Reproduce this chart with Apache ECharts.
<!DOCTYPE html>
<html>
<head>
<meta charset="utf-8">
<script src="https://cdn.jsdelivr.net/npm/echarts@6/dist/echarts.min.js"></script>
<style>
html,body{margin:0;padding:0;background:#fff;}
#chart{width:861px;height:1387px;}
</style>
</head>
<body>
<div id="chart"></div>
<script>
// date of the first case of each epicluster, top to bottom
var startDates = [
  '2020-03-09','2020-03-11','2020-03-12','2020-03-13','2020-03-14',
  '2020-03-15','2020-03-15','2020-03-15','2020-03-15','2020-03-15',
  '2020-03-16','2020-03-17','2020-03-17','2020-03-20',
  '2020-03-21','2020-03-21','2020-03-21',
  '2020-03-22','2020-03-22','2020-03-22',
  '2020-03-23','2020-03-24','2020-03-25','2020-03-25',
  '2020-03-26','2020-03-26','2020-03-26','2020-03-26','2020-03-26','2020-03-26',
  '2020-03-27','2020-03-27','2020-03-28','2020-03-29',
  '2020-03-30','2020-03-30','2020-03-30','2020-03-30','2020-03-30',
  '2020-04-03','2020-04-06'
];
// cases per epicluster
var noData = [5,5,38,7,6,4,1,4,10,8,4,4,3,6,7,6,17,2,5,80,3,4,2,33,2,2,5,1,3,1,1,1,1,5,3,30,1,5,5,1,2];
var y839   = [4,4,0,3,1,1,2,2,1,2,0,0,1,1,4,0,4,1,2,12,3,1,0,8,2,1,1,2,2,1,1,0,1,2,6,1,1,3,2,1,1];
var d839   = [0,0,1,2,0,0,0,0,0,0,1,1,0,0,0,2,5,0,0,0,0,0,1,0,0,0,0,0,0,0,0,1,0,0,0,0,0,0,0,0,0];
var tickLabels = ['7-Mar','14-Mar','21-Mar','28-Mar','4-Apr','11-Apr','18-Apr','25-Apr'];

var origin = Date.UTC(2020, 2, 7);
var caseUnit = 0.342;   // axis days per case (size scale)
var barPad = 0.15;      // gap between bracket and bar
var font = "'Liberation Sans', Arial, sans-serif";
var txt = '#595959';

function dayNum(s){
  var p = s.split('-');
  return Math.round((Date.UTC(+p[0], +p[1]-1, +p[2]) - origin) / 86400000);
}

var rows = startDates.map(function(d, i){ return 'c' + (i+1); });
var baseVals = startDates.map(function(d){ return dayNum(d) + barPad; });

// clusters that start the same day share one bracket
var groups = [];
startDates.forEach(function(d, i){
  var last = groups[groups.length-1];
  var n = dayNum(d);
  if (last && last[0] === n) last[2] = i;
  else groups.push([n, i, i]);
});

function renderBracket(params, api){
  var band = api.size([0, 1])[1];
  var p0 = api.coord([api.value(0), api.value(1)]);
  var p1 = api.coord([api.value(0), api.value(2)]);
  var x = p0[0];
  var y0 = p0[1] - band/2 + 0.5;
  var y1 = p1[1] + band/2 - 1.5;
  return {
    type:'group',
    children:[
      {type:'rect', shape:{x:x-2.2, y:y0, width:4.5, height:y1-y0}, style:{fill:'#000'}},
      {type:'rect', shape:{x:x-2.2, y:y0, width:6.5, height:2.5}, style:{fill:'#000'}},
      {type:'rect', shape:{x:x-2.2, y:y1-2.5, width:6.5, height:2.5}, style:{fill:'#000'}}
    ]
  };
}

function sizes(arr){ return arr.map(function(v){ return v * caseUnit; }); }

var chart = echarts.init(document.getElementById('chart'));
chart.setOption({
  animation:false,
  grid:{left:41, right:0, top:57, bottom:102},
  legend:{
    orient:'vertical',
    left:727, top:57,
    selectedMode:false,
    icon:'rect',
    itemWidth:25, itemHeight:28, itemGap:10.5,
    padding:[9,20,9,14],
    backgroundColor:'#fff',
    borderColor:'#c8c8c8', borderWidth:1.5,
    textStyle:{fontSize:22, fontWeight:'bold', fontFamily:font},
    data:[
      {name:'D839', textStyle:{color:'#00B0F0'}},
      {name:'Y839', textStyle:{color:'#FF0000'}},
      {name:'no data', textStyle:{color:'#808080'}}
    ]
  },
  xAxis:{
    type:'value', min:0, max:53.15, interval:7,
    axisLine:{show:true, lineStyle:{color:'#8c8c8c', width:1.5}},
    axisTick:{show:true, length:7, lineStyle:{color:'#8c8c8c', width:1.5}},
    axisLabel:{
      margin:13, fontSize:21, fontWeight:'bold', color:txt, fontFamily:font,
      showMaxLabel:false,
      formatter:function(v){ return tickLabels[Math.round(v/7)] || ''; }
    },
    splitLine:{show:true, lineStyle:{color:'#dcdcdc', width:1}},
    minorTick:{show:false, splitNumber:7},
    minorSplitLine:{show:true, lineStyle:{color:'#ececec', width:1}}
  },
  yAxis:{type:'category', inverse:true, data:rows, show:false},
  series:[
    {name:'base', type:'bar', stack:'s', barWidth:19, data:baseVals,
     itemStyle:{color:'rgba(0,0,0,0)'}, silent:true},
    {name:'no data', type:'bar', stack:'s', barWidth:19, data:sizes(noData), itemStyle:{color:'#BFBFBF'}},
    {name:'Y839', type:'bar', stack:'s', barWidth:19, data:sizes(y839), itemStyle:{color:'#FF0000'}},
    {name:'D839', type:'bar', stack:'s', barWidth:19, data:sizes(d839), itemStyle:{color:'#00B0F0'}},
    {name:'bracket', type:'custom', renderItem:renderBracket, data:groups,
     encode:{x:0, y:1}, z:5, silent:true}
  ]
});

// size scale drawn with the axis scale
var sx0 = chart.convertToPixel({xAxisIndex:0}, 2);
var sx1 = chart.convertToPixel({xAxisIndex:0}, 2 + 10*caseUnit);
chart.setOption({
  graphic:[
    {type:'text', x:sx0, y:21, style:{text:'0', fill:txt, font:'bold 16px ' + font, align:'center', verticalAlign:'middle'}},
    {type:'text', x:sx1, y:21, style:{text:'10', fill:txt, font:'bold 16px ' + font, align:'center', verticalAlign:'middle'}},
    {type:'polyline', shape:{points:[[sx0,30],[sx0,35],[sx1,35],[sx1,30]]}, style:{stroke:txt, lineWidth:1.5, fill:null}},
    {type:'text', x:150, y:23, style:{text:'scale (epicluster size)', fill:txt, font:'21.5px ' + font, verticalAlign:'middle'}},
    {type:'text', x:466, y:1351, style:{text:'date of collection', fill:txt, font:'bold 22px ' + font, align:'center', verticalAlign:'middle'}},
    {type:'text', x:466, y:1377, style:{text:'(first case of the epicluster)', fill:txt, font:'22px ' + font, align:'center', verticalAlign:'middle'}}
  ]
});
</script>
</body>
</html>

§ Goal:
Exactly as they stand, set down the lines from the top of the data through the line with "var txt = '#595959';".

§ Response below:
Reproduce this chart with Apache ECharts.
<!DOCTYPE html>
<html>
<head>
<meta charset="utf-8">
<script src="https://cdn.jsdelivr.net/npm/echarts@6/dist/echarts.min.js"></script>
<style>
html,body{margin:0;padding:0;background:#fff;}
#chart{width:861px;height:1387px;}
</style>
</head>
<body>
<div id="chart"></div>
<script>
// date of the first case of each epicluster, top to bottom
var startDates = [
  '2020-03-09','2020-03-11','2020-03-12','2020-03-13','2020-03-14',
  '2020-03-15','2020-03-15','2020-03-15','2020-03-15','2020-03-15',
  '2020-03-16','2020-03-17','2020-03-17','2020-03-20',
  '2020-03-21','2020-03-21','2020-03-21',
  '2020-03-22','2020-03-22','2020-03-22',
  '2020-03-23','2020-03-24','2020-03-25','2020-03-25',
  '2020-03-26','2020-03-26','2020-03-26','2020-03-26','2020-03-26','2020-03-26',
  '2020-03-27','2020-03-27','2020-03-28','2020-03-29',
  '2020-03-30','2020-03-30','2020-03-30','2020-03-30','2020-03-30',
  '2020-04-03','2020-04-06'
];
// cases per epicluster
var noData = [5,5,38,7,6,4,1,4,10,8,4,4,3,6,7,6,17,2,5,80,3,4,2,33,2,2,5,1,3,1,1,1,1,5,3,30,1,5,5,1,2];
var y839   = [4,4,0,3,1,1,2,2,1,2,0,0,1,1,4,0,4,1,2,12,3,1,0,8,2,1,1,2,2,1,1,0,1,2,6,1,1,3,2,1,1];
var d839   = [0,0,1,2,0,0,0,0,0,0,1,1,0,0,0,2,5,0,0,0,0,0,1,0,0,0,0,0,0,0,0,1,0,0,0,0,0,0,0,0,0];
var tickLabels = ['7-Mar','14-Mar','21-Mar','28-Mar','4-Apr','11-Apr','18-Apr','25-Apr'];

var origin = Date.UTC(2020, 2, 7);
var caseUnit = 0.342;   // axis days per case (size scale)
var barPad = 0.15;      // gap between bracket and bar
var font = "'Liberation Sans', Arial, sans-serif";
var txt = '#595959';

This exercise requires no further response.